(OBJECTIVE): The lines from the top of the material below through the line containing "label_dist = [358, 358, 358, 398, 330]" are to be printed exactly, with pictures omitted.

(SOURCE EXCERPT):
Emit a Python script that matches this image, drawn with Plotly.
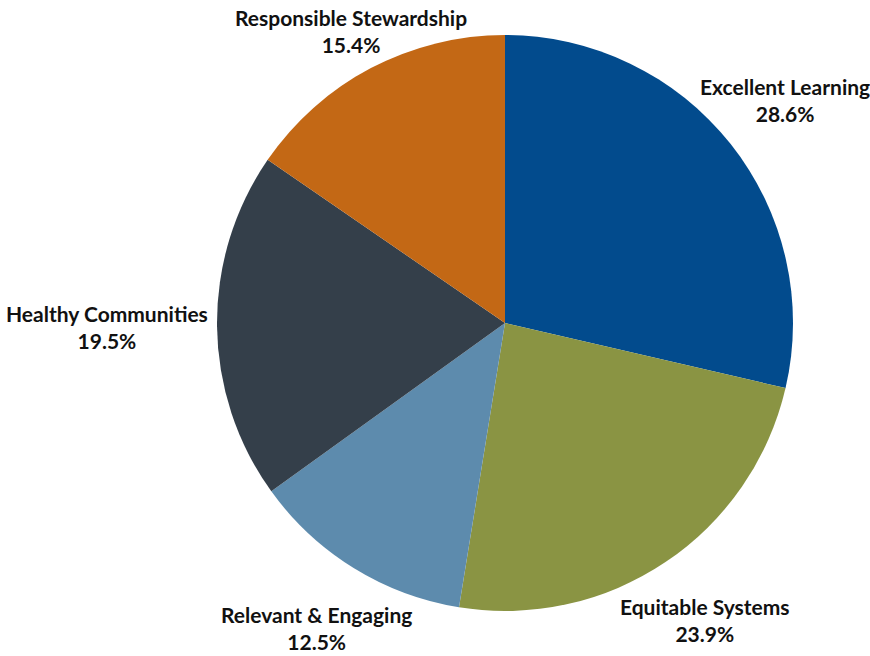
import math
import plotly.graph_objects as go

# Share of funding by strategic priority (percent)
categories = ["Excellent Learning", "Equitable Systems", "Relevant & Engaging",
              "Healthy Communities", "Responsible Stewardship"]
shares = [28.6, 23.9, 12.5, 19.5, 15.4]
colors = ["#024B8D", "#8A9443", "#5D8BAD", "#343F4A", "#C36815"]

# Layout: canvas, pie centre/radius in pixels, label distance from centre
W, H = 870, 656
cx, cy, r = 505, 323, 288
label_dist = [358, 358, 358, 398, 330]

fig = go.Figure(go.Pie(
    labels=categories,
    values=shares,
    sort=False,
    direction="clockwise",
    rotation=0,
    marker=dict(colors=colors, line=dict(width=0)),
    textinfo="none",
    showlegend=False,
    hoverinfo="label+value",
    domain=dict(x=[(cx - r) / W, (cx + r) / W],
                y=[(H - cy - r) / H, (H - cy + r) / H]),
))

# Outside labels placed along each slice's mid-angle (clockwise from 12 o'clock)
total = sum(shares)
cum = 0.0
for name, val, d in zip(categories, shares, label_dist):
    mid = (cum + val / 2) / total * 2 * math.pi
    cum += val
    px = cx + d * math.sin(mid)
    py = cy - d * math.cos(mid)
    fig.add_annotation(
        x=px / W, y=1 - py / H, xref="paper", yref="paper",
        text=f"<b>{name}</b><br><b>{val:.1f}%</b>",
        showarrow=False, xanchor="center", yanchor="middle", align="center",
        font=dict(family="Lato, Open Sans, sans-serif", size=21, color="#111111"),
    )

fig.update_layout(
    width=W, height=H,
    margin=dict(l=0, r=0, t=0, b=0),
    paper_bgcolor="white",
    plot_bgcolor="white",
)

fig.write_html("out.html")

(TASK SOLUTION):
Emit a Python script that matches this image, drawn with Plotly.
import math
import plotly.graph_objects as go

# Share of funding by strategic priority (percent)
categories = ["Excellent Learning", "Equitable Systems", "Relevant & Engaging",
              "Healthy Communities", "Responsible Stewardship"]
shares = [28.6, 23.9, 12.5, 19.5, 15.4]
colors = ["#024B8D", "#8A9443", "#5D8BAD", "#343F4A", "#C36815"]

# Layout: canvas, pie centre/radius in pixels, label distance from centre
W, H = 870, 656
cx, cy, r = 505, 323, 288
label_dist = [358, 358, 358, 398, 330]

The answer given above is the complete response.